There could easily have been interference to WOR but I have seen a crude polar plot of the pattern. The radiation minimum was toward the northeast--toward Toronto. Was the minimum equivalent to 50 kW? Possibly; I don't recall whether it was more or less than that. MW DA technology was in its infancy back when the WLW array was built. I think that if today's technology could have been used, a design with the same objectives would have resulted in a considerably different implementation.
 
Speaking of 500KW, if I had my way, I'd petition the FCC to move 90% of the AM stations to a new FM digital band, simulcasting for 3 years, then the only stations left on AM for the most part would be 500KW - 750KW AM "Super Stations" with true clear channels once again, 20KHz spacing minimum, using single omni towers, analog audio bandwidth of 20KHz, and they could actually play music again! They would maintain analog so as to be useful for national emergencies and maximum compatability with the hundreds of millions of analog AM receivers out there. No DA required! I could even see SiriusXM putting some on the air as an advertising 'barker' channel rotating the playing of one of their channels everyday as an advertisement.

...End of dreamworld, back to reality....
 
JohnnyElectron said:
Speaking of 500KW, if I had my way, I'd petition the FCC to move 90% of the AM stations to a new FM digital band, simulcasting for 3 years, then the only stations left on AM for the most part would be 500KW - 750KW AM "Super Stations" with true clear channels once again, 20KHz spacing minimum, using single omni towers, analog audio bandwidth of 20KHz, and they could actually play music again!

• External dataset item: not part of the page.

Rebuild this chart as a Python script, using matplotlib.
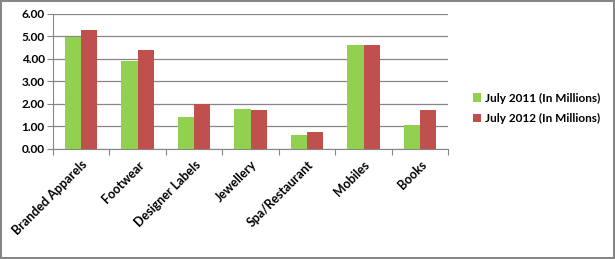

If the receiver manufacturers who want you to spend $200 for an HD radio would build high-quality analog AM/FM receivers whose circuit design, component cost, manufacturing cost, and performance justified a $200 selling price, AM would sound just great! However, for decades, the conventional wisdom has been that the public will not pay for such receivers. I don't get it. From what I've read, no manufacturer has yet shipped an HD radio that performs acceptably on the AM band. Why do the manufacturers think the public will spend $200 a copy for HD radios that simply don't perform acceptably on the AM band but won't spend the same amount (or somewhat less) for great sounding analog receivers with good sensitivity, selectivity, sound quality, interference rejection, and immunity from overloading on strong signals on both bands.